__DATA EXTRACT__:
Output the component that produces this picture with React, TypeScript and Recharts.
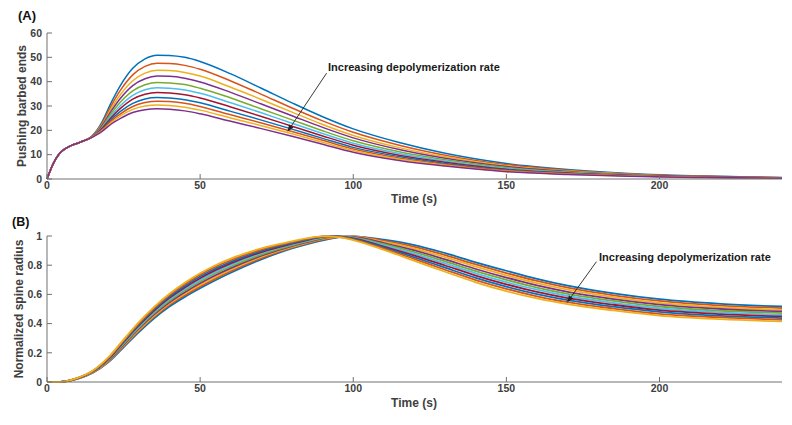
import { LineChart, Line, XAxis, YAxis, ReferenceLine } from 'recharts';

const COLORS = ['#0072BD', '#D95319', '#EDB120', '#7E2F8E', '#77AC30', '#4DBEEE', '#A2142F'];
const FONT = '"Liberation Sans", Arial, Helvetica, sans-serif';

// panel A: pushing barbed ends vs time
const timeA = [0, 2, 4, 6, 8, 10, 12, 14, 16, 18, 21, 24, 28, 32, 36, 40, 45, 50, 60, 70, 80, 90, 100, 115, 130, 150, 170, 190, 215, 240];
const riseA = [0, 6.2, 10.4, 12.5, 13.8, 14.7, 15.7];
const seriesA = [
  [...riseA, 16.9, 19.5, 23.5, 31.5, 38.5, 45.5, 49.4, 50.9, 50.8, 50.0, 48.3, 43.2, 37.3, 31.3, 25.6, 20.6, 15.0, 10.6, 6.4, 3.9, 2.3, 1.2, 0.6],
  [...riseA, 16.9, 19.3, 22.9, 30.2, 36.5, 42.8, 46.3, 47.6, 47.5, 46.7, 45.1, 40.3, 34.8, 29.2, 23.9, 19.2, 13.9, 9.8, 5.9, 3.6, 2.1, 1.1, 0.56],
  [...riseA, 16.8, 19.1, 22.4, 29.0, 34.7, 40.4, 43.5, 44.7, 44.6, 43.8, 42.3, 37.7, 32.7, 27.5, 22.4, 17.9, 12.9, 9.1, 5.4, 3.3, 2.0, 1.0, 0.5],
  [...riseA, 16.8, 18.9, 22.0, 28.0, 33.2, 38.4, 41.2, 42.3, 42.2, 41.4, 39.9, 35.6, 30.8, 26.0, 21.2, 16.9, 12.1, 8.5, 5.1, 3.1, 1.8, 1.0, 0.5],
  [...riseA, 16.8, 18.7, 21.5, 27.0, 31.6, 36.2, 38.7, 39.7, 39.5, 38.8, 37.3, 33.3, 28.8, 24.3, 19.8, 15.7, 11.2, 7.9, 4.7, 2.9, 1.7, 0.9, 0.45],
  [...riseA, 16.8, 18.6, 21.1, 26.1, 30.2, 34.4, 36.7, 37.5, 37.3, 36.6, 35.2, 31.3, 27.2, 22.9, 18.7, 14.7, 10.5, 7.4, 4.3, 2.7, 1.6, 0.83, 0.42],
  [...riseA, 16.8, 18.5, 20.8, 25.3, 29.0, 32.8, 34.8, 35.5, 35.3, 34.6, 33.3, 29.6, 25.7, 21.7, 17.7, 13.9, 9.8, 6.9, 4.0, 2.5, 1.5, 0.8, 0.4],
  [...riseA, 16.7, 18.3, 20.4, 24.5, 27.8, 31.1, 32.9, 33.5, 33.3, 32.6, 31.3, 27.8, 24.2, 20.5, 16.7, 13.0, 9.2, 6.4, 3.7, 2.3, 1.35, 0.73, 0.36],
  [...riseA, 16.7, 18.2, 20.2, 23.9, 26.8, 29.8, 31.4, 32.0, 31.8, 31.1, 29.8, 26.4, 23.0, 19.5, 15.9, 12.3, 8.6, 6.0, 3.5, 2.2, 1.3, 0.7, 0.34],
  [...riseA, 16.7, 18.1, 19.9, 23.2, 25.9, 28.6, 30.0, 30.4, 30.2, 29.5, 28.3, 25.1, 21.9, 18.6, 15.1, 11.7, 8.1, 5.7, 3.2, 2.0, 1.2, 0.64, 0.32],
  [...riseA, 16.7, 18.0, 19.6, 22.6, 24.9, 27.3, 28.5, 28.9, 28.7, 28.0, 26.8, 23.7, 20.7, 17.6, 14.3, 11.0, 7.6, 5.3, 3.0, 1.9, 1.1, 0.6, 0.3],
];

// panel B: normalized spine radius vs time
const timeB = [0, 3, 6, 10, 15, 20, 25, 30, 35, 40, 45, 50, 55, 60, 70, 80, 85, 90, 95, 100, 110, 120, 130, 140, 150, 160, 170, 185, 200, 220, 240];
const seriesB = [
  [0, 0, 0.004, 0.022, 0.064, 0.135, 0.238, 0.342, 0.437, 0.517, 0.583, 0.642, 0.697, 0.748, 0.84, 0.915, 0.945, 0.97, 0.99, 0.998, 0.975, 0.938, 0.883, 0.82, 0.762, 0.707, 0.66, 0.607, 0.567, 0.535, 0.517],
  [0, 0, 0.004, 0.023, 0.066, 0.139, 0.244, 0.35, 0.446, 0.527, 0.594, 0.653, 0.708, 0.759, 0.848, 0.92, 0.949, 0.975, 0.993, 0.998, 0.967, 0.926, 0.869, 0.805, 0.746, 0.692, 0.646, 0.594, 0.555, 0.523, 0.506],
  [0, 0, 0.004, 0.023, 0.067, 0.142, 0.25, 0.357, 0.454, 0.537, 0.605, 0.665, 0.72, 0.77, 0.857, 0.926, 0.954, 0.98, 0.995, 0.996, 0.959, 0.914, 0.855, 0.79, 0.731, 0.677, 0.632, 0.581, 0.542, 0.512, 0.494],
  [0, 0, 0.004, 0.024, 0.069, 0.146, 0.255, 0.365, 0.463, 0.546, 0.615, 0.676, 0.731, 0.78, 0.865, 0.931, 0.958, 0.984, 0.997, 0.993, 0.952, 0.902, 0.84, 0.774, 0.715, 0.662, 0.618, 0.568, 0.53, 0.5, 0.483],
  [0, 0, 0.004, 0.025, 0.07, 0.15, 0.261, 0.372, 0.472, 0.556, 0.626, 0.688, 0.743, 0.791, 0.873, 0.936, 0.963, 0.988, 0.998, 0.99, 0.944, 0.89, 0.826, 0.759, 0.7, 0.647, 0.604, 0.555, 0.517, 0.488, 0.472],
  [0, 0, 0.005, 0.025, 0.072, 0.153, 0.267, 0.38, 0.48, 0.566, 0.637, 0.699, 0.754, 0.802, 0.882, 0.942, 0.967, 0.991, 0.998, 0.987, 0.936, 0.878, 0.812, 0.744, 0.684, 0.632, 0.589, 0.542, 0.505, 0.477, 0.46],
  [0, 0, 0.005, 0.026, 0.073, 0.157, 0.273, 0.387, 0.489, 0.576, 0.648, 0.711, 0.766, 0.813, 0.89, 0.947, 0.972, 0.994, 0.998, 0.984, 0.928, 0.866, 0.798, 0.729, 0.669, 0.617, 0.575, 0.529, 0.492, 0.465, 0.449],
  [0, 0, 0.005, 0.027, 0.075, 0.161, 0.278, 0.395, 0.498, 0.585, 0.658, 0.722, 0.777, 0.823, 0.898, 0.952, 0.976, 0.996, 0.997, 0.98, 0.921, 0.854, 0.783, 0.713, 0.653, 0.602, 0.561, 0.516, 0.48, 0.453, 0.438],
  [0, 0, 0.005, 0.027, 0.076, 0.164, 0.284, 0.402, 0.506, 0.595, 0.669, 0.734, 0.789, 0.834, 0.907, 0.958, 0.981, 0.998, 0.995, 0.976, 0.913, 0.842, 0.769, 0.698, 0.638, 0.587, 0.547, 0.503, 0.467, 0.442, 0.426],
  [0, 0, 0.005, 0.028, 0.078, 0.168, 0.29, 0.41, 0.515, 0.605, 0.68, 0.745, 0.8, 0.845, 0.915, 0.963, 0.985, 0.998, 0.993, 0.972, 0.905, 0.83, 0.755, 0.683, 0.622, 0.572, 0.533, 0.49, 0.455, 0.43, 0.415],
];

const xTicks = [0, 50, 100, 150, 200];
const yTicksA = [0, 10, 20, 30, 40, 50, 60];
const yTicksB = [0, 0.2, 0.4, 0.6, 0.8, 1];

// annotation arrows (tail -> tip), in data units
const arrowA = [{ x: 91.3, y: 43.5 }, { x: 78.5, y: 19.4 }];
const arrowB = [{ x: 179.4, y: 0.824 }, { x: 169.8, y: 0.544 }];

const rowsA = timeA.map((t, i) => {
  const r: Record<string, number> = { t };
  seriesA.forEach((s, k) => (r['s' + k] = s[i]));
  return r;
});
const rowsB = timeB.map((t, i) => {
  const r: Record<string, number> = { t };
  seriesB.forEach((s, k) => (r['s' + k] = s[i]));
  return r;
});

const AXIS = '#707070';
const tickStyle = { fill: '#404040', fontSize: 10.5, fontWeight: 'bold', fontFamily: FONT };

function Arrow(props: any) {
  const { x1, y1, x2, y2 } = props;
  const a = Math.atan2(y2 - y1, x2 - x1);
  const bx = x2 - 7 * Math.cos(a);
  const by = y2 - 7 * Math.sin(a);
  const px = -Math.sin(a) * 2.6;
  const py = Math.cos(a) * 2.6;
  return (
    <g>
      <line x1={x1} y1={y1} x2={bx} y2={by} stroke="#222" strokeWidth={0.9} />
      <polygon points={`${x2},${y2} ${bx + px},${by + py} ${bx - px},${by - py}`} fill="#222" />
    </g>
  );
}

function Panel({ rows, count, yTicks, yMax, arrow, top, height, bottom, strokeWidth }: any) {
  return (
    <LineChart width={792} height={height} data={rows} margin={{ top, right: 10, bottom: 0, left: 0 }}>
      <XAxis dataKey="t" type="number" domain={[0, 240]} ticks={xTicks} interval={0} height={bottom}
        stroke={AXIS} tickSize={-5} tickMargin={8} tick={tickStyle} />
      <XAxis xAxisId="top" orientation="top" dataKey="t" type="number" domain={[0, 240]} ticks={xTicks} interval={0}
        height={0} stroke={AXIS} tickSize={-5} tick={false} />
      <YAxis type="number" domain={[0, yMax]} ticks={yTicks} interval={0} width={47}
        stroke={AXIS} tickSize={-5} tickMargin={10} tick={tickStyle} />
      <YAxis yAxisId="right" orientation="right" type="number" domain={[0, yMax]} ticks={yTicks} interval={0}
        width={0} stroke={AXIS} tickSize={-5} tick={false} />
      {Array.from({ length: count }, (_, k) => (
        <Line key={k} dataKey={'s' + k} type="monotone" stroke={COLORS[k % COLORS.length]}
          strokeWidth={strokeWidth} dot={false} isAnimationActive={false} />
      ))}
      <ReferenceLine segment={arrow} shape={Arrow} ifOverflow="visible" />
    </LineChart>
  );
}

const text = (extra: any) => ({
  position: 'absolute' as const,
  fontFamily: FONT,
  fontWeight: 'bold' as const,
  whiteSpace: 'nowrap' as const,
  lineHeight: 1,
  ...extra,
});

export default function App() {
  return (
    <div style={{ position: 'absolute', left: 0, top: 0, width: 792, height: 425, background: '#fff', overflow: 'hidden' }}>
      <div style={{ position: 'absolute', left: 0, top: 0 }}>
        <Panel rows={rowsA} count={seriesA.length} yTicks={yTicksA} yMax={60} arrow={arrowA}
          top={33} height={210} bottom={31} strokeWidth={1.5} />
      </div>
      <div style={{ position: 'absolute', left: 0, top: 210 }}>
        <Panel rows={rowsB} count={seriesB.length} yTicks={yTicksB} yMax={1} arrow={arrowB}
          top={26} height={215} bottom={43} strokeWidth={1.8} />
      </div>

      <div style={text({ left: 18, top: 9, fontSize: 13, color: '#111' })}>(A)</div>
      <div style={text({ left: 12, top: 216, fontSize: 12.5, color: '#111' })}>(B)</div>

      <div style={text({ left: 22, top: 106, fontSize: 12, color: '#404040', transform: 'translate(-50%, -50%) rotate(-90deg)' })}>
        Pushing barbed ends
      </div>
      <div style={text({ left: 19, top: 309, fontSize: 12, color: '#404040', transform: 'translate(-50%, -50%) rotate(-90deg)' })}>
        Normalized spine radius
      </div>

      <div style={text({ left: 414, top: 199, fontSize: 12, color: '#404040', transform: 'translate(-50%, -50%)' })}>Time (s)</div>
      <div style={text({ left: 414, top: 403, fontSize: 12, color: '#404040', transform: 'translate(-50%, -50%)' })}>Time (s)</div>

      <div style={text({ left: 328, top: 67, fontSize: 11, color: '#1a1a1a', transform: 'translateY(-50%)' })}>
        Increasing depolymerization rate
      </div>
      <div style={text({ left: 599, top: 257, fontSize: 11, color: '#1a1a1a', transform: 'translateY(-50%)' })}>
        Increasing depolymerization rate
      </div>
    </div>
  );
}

==

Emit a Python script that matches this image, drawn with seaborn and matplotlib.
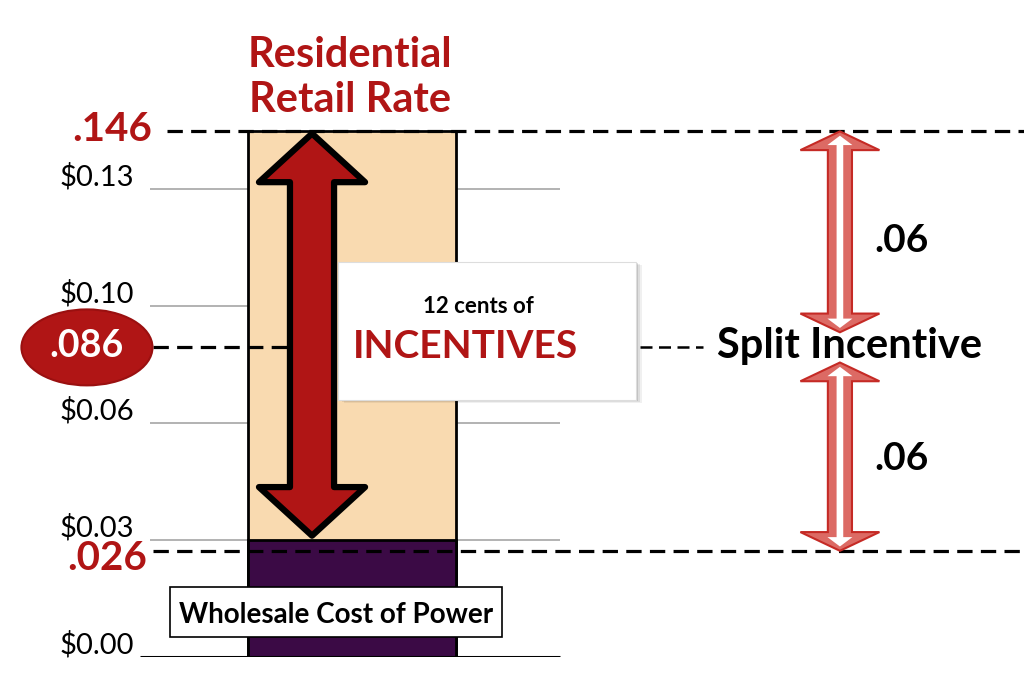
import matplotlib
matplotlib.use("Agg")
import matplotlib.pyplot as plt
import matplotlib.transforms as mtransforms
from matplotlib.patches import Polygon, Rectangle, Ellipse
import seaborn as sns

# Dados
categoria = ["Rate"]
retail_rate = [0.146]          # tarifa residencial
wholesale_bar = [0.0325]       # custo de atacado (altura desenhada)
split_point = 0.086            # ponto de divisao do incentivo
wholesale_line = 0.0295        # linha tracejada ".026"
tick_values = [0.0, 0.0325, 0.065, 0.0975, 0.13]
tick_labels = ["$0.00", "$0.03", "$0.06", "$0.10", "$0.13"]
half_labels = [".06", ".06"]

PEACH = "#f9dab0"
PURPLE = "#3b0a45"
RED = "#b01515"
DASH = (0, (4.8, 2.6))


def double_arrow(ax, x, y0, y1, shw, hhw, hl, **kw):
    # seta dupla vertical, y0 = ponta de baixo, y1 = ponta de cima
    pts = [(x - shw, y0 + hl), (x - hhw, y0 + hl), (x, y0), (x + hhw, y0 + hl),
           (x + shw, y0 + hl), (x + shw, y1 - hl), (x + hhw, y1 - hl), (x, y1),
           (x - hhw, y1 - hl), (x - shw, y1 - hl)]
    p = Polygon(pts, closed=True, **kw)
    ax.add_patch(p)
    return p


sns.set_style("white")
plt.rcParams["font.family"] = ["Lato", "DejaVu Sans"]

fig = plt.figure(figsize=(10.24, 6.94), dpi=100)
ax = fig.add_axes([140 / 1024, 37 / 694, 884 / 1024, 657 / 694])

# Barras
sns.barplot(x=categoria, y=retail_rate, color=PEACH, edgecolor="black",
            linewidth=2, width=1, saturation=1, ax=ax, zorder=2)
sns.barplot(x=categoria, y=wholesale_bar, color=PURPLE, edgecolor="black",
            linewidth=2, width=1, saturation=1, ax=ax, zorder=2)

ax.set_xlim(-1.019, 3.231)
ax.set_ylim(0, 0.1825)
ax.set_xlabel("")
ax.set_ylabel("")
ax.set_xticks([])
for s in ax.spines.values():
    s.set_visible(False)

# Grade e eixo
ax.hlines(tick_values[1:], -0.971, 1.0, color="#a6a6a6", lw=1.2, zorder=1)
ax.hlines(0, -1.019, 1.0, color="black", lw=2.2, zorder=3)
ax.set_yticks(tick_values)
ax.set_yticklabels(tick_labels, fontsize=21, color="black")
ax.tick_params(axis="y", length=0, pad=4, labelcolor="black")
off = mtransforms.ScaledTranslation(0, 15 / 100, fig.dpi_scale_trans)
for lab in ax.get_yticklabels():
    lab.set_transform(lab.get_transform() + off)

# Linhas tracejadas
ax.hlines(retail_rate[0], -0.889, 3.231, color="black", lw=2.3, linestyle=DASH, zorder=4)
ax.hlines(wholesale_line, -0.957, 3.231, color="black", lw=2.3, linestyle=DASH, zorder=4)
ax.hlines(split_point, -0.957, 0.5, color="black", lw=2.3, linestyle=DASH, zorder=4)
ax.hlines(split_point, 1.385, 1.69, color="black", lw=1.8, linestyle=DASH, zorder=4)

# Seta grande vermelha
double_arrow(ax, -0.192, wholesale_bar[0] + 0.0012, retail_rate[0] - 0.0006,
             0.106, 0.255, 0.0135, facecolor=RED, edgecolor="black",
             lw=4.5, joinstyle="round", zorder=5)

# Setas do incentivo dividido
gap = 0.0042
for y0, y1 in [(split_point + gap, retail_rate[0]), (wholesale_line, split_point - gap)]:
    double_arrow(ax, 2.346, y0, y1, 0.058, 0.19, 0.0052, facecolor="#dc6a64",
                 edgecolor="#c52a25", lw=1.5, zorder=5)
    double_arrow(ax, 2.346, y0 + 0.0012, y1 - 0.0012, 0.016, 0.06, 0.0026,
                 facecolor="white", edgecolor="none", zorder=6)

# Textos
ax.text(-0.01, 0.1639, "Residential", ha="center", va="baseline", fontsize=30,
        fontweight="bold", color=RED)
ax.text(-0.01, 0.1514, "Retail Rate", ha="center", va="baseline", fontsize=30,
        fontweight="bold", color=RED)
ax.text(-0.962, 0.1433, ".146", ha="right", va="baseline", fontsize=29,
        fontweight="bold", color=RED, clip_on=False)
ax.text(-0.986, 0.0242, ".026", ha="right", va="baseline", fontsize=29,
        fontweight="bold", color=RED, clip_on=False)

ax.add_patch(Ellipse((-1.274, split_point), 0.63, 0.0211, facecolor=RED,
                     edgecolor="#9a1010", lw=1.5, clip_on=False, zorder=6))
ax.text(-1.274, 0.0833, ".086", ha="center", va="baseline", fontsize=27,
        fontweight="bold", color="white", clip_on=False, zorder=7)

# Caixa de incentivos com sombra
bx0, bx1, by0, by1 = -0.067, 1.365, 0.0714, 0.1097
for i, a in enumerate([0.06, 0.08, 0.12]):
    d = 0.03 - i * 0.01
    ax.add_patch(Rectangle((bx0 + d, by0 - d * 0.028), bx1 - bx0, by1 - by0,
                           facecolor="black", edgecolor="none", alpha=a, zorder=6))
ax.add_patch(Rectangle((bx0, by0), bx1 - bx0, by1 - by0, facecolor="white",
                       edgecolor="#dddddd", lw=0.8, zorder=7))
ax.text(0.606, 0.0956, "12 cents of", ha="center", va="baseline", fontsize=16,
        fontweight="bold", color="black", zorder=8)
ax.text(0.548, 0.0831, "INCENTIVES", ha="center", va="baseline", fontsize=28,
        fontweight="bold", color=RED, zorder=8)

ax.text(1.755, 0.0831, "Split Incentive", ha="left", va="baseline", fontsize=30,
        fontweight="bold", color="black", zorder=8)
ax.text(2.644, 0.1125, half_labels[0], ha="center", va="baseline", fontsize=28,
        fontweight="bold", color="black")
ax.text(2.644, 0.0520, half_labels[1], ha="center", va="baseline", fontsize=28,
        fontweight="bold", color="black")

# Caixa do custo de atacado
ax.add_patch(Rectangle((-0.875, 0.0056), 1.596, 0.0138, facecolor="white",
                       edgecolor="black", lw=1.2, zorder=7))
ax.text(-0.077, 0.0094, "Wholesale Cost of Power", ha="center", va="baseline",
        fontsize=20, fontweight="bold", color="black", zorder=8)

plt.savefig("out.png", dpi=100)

__YOUR INSTRUCTIONS__:
Only the lines between the line with "Emit a Python" and the line with "DASH = (0, (4.8, 2.6))", inclusive, should be reproduced, exactly as written and without pictures.

__ANSWER TO THIS PROBLEM__:
Emit a Python script that matches this image, drawn with seaborn and matplotlib.
import matplotlib
matplotlib.use("Agg")
import matplotlib.pyplot as plt
import matplotlib.transforms as mtransforms
from matplotlib.patches import Polygon, Rectangle, Ellipse
import seaborn as sns

# Dados
categoria = ["Rate"]
retail_rate = [0.146]          # tarifa residencial
wholesale_bar = [0.0325]       # custo de atacado (altura desenhada)
split_point = 0.086            # ponto de divisao do incentivo
wholesale_line = 0.0295        # linha tracejada ".026"
tick_values = [0.0, 0.0325, 0.065, 0.0975, 0.13]
tick_labels = ["$0.00", "$0.03", "$0.06", "$0.10", "$0.13"]
half_labels = [".06", ".06"]

PEACH = "#f9dab0"
PURPLE = "#3b0a45"
RED = "#b01515"
DASH = (0, (4.8, 2.6))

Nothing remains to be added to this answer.